To collect the publisher's share of performance royalties through PRS, you must join PRS as a publisher member. This is a separate application from songwriter membership. Steps:

  • Go to prsformusic.com and apply for publisher membership.
  • You will need your company registration number (if Ltd), your company's contact details, and bank account information.
  • PRS charges a one-time publisher membership fee. As of 2026 this is in the range of £400 to £500 - confirm the current fee on the PRS website before applying.
  • Once approved, PRS assigns you a publisher IPI number. This is the identifier used to link published works to your company in the PRS database.
  • You can then register works under your publishing company and PRS will route the publisher's share of royalties to your account.

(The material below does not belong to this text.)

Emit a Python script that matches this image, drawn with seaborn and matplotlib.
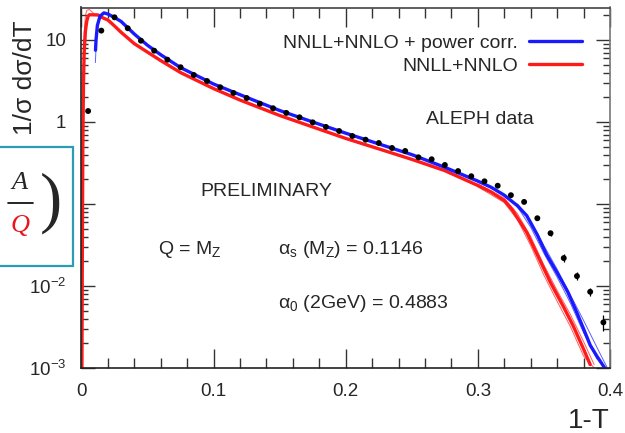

Step 3 - Register your works

Once your PRS publisher membership is active, register all the works you intend to publish. For self-publishing (your own songs), register each work with your writer IPI as the writer and your publisher IPI as the publisher. Set the split as 100% writer's share to you (or divided between co-writers) and 100% publisher's share to your publishing company. For works by other songwriters you have signed, register with the agreed split percentages as set out in the publishing agreement.

Step 4 - Consider MCPS membership and mechanical royalties

PRS membership covers performance royalties. Mechanical royalties (generated from physical sales, downloads, and some streaming) are administered by MCPS (Mechanical Copyright Protection Society), which operates under the PRS for Music umbrella. In most cases, joining PRS as a publisher also gives you access to MCPS mechanical royalty collection without a separate application, but confirm this when completing your PRS publisher application.

Admin publishing vs full service - which are you building

There is a meaningful distinction between the two models:

  • Admin publishing: you collect royalties for writers but do not take any ownership of their copyright. Writers assign administration rights only, for a defined term. You charge a commission on royalties collected. Lower risk, no advances, but also smaller income potential.
  • Full publishing: you take a share of copyright ownership in exchange for services and potentially an advance. Higher income potential but you are also taking on financial and legal obligations to the writers you sign.
  • Most new publishing companies start with admin-only arrangements to build a catalog and relationships before moving to full publishing deals.

Label services as an alternative

If your primary goal is to manage your own catalog rather than sign other songwriters, a label services arrangement through an existing provider may give you more of what you need with less setup overhead. Label services providers handle royalty collection, distribution, and rights administration without requiring you to build the infrastructure yourself. Compare the two options before committing to setting up a full publishing company.

If you are deciding between setting up your own publishing company or using a publishing administrator for your catalog, Code Group Music's catalog assessment can map the right approach for your specific situation. Start at codegroupmusic.co.uk/#catalog-assessment.

Frequently Asked Questions

How much does it cost to start a music publishing company in the UK?

The minimum costs are: Companies House registration (£12 online), PRS publisher membership fee (approximately £400 to £500 as of 2026), and a business bank account (many challenger banks offer free accounts). Total startup cost is typically under £600 before any professional fees for contracts or legal advice.

Do I need a music publishing company to collect the publisher's share?

Not necessarily. You can collect the publisher's share through a publishing administrator without setting up your own company. A publishing administrator (like Code Group Music) collects on your behalf for a commission. Setting up your own publishing company makes sense if you want full control, plan to sign other writers, or are generating enough royalties to justify the overhead.

Can I be both a PRS songwriter member and a PRS publisher member?

Yes. Many self-publishing songwriters hold both a songwriter membership (to collect the writer's share) and a publisher membership through their company (to collect the publisher's share). The two accounts are linked in PRS and both shares are routed to you.